Unleashed is a 2016 American romantic comedy film written and directed by Finn Taylor and starring Kate Micucci, Justin Chatwin, Steve Howey, Sean Astin, and Hana Mae Lee.

== Synopsis ==
When a cosmic event turns Emma's dog Summit and cat Ajax into two perfect guys, Emma reconsiders her outlook on dating, hilariously works out her trust issues, and ultimately learns to love herself.

== Cast ==
- Kate Micucci as Emma
- Justin Chatwin as Diego / Ajax
- Steve Howey as Sam / Summit
- Sean Astin as Carl
- Hana Mae Lee as Nina
- Josh Brener as Luke
- Illeana Douglas as Monty
- Kathy Garver as Jean
- Scott Coffey as Leather Dude

== Production ==
On June 4, 2015, it was announced Kate Micucci, Justin Chatwin, and Steve Howey signed on for the film. Three weeks later, it was announced Sean Astin, Hana Mae Lee, Josh Brener, and Illeana Douglas joined the cast of the film.

Principal photography began on June 30, 2015, in San Francisco.

==Release==
The film had its world premiere at the Mill Valley Film Festival on October 12, 2016. Level 33 Entertainment acquired the domestic distribution rights and released the film on August 25, 2017, in select theaters and through video on demand.

==Reception==
Unleashed received positive reviews from critics. On Rotten Tomatoes, the film holds an 75% rating, based on 8 reviews, with an approval rating of 5/10.
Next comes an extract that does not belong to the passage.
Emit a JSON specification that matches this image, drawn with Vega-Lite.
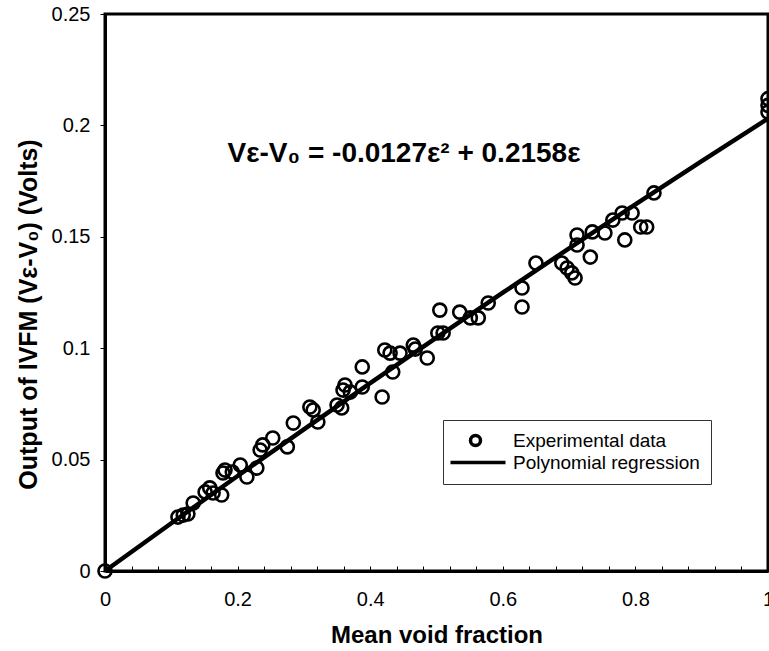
{
  "$schema": "https://vega.github.io/schema/vega-lite/v6.json",
  "autosize": "none",
  "width": 663,
  "height": 557,
  "padding": {"left": 105, "top": 14, "right": 1, "bottom": 80},
  "background": "white",
  "config": {
    "font": "Liberation Sans",
    "view": {"stroke": "black", "strokeWidth": 3},
    "axis": {"grid": false, "domainColor": "black", "domainWidth": 3, "tickColor": "black", "labelColor": "black", "titleColor": "black", "labelFont": "Liberation Sans", "titleFont": "Liberation Sans"}
  },
  "datasets": {
    "obs": [
      {"eps": 0.0, "volts": 0.0, "series": "Experimental data"},
      {"eps": 0.110, "volts": 0.0242, "series": "Experimental data"},
      {"eps": 0.118, "volts": 0.0251, "series": "Experimental data"},
      {"eps": 0.125, "volts": 0.0256, "series": "Experimental data"},
      {"eps": 0.133, "volts": 0.0305, "series": "Experimental data"},
      {"eps": 0.151, "volts": 0.0355, "series": "Experimental data"},
      {"eps": 0.158, "volts": 0.0373, "series": "Experimental data"},
      {"eps": 0.163, "volts": 0.0350, "series": "Experimental data"},
      {"eps": 0.176, "volts": 0.0341, "series": "Experimental data"},
      {"eps": 0.178, "volts": 0.0440, "series": "Experimental data"},
      {"eps": 0.181, "volts": 0.0453, "series": "Experimental data"},
      {"eps": 0.192, "volts": 0.0444, "series": "Experimental data"},
      {"eps": 0.204, "volts": 0.0476, "series": "Experimental data"},
      {"eps": 0.214, "volts": 0.0422, "series": "Experimental data"},
      {"eps": 0.229, "volts": 0.0462, "series": "Experimental data"},
      {"eps": 0.234, "volts": 0.0543, "series": "Experimental data"},
      {"eps": 0.238, "volts": 0.0566, "series": "Experimental data"},
      {"eps": 0.253, "volts": 0.0597, "series": "Experimental data"},
      {"eps": 0.275, "volts": 0.0557, "series": "Experimental data"},
      {"eps": 0.284, "volts": 0.0664, "series": "Experimental data"},
      {"eps": 0.309, "volts": 0.0736, "series": "Experimental data"},
      {"eps": 0.314, "volts": 0.0723, "series": "Experimental data"},
      {"eps": 0.321, "volts": 0.0669, "series": "Experimental data"},
      {"eps": 0.350, "volts": 0.0745, "series": "Experimental data"},
      {"eps": 0.357, "volts": 0.0732, "series": "Experimental data"},
      {"eps": 0.362, "volts": 0.0835, "series": "Experimental data"},
      {"eps": 0.359, "volts": 0.0812, "series": "Experimental data"},
      {"eps": 0.370, "volts": 0.0803, "series": "Experimental data"},
      {"eps": 0.388, "volts": 0.0826, "series": "Experimental data"},
      {"eps": 0.388, "volts": 0.0916, "series": "Experimental data"},
      {"eps": 0.418, "volts": 0.0781, "series": "Experimental data"},
      {"eps": 0.422, "volts": 0.0992, "series": "Experimental data"},
      {"eps": 0.430, "volts": 0.0978, "series": "Experimental data"},
      {"eps": 0.434, "volts": 0.0893, "series": "Experimental data"},
      {"eps": 0.445, "volts": 0.0978, "series": "Experimental data"},
      {"eps": 0.465, "volts": 0.1014, "series": "Experimental data"},
      {"eps": 0.468, "volts": 0.0996, "series": "Experimental data"},
      {"eps": 0.486, "volts": 0.0956, "series": "Experimental data"},
      {"eps": 0.502, "volts": 0.1068, "series": "Experimental data"},
      {"eps": 0.510, "volts": 0.1068, "series": "Experimental data"},
      {"eps": 0.505, "volts": 0.1171, "series": "Experimental data"},
      {"eps": 0.535, "volts": 0.1162, "series": "Experimental data"},
      {"eps": 0.551, "volts": 0.1136, "series": "Experimental data"},
      {"eps": 0.563, "volts": 0.1136, "series": "Experimental data"},
      {"eps": 0.578, "volts": 0.1203, "series": "Experimental data"},
      {"eps": 0.629, "volts": 0.1270, "series": "Experimental data"},
      {"eps": 0.629, "volts": 0.1185, "series": "Experimental data"},
      {"eps": 0.650, "volts": 0.1382, "series": "Experimental data"},
      {"eps": 0.689, "volts": 0.1382, "series": "Experimental data"},
      {"eps": 0.697, "volts": 0.1360, "series": "Experimental data"},
      {"eps": 0.704, "volts": 0.1338, "series": "Experimental data"},
      {"eps": 0.709, "volts": 0.1315, "series": "Experimental data"},
      {"eps": 0.712, "volts": 0.1508, "series": "Experimental data"},
      {"eps": 0.712, "volts": 0.1463, "series": "Experimental data"},
      {"eps": 0.732, "volts": 0.1409, "series": "Experimental data"},
      {"eps": 0.735, "volts": 0.1522, "series": "Experimental data"},
      {"eps": 0.754, "volts": 0.1517, "series": "Experimental data"},
      {"eps": 0.766, "volts": 0.1575, "series": "Experimental data"},
      {"eps": 0.780, "volts": 0.1607, "series": "Experimental data"},
      {"eps": 0.795, "volts": 0.1607, "series": "Experimental data"},
      {"eps": 0.784, "volts": 0.1486, "series": "Experimental data"},
      {"eps": 0.808, "volts": 0.1544, "series": "Experimental data"},
      {"eps": 0.817, "volts": 0.1544, "series": "Experimental data"},
      {"eps": 0.828, "volts": 0.1697, "series": "Experimental data"},
      {"eps": 1.0, "volts": 0.206, "series": "Experimental data"},
      {"eps": 1.0, "volts": 0.209, "series": "Experimental data"},
      {"eps": 1.0, "volts": 0.212, "series": "Experimental data"}
    ],
    "fit": [
      {"eps": 0.0, "volts": 0.0},
      {"eps": 0.1, "volts": 0.021453},
      {"eps": 0.2, "volts": 0.042652},
      {"eps": 0.3, "volts": 0.063597},
      {"eps": 0.4, "volts": 0.084288},
      {"eps": 0.5, "volts": 0.104725},
      {"eps": 0.6, "volts": 0.124908},
      {"eps": 0.7, "volts": 0.144837},
      {"eps": 0.8, "volts": 0.164512},
      {"eps": 0.9, "volts": 0.183933},
      {"eps": 1.0, "volts": 0.2031}
    ],
    "note": [
      {"eps": 0.451, "volts": 0.187, "label": "Vε-V₀ = -0.0127ε² + 0.2158ε"}
    ]
  },
  "encoding": {
    "x": {
      "field": "eps", "type": "quantitative",
      "scale": {"domain": [0, 1], "nice": false, "zero": false},
      "axis": {
        "title": "Mean void fraction",
        "titleFontSize": 24, "titleFontWeight": "bold",
        "titleBaseline": "middle", "titleY": 64,
        "values": [0, 0.04, 0.08, 0.12, 0.16, 0.2, 0.24, 0.28, 0.32, 0.36, 0.4, 0.44, 0.48, 0.52, 0.56, 0.6, 0.64, 0.68, 0.72, 0.76, 0.8, 0.84, 0.88, 0.92, 0.96, 1],
        "labelExpr": "abs(datum.value * 5 - round(datum.value * 5)) < 0.000001 ? format(datum.value, '~g') : ''",
        "labelFontSize": 20, "labelPadding": 23, "labelFlush": false, "labelOverlap": false,
        "tickSize": -5
      }
    },
    "y": {
      "field": "volts", "type": "quantitative",
      "scale": {"domain": [0, 0.25], "nice": false, "zero": false},
      "axis": {
        "title": "Output of IVFM (Vε-V₀)   (Volts)",
        "titleFontSize": 25, "titleFontWeight": "bold",
        "titleAngle": -90, "titleBaseline": "middle", "titleAlign": "center",
        "titleX": -77, "titleY": 300,
        "values": [0, 0.05, 0.1, 0.15, 0.2, 0.25],
        "format": "~g",
        "labelFontSize": 20, "labelPadding": 10, "labelFlush": false, "labelOverlap": false,
        "tickSize": 5
      }
    }
  },
  "layer": [
    {
      "data": {"name": "fit"},
      "mark": {"type": "line", "color": "black", "strokeWidth": 4.5},
      "encoding": {}
    },
    {
      "data": {"name": "obs"},
      "mark": {"type": "point", "filled": false, "color": "black", "size": 170, "strokeWidth": 2.6, "opacity": 1},
      "encoding": {
        "shape": {
          "field": "series", "type": "nominal",
          "scale": {"domain": ["Experimental data", "Polynomial regression"], "range": ["circle", "M-5,0L6,0"]},
          "legend": {
            "title": null,
            "orient": "none", "legendX": 338, "legendY": 406,
            "strokeColor": "#333",
            "padding": 11, "rowPadding": 0,
            "symbolSize": 100, "symbolStrokeWidth": 3.5, "symbolStrokeColor": "black", "symbolFillColor": "transparent",
            "symbolOffset": 12, "labelOffset": 28,
            "labelFontSize": 19, "labelColor": "black", "labelFont": "Liberation Sans", "labelLimit": 400
          }
        }
      }
    },
    {
      "data": {"name": "note"},
      "mark": {"type": "text", "font": "Liberation Sans", "fontSize": 28, "fontWeight": "bold", "color": "black", "baseline": "middle", "align": "center"},
      "encoding": {"text": {"field": "label"}}
    }
  ]
}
Frank Scheck of The Hollywood Reporter gave the film a positive review writing: "Although it never quite lives up to the satirical possibilities of its high-concept premise, Unleashed delivers some mildly enjoyable laughs thanks to its engaging female lead and the exuberantly physical performances of her co-stars." Barbara Shulgasser-Parker of Common Sense Media rated the film three stars out of five, saying that cast are "greatest charm of the frothy tale lies in its key performances." She, however, also said that the film's plot "biggest problem" is that "juggling her fun interactions with the vivid, outsized personalities of the pets-come-to-human-life against Emma's growing friendship with the steady, less colorful Carl, who watches longingly from the sidelines as the hunky dog-man and the intriguing cat-man 'woo' her." She noted that Kate Micucci's performance called her "sparkle recalls spritely comic actresses of the past," while Illeana Douglas' "resemblance" points out that she is "uncanny, so it's a surprise when Douglas actually shows up in a small role as Emma's boss." Los Angeles Times Katie Walsh called the film "the most undeniably goofy premise comes along," with actors Chatwin and Howey are "the most valuable players, giving truly inspired physical performances." She also saw that "Micucci's wide-eyed wonder and credulity are indispensable ingredients as well." In conclusion, the film "comes from a wacky, but sincere place, and the stars in Micucci's eyes seem to be contagious."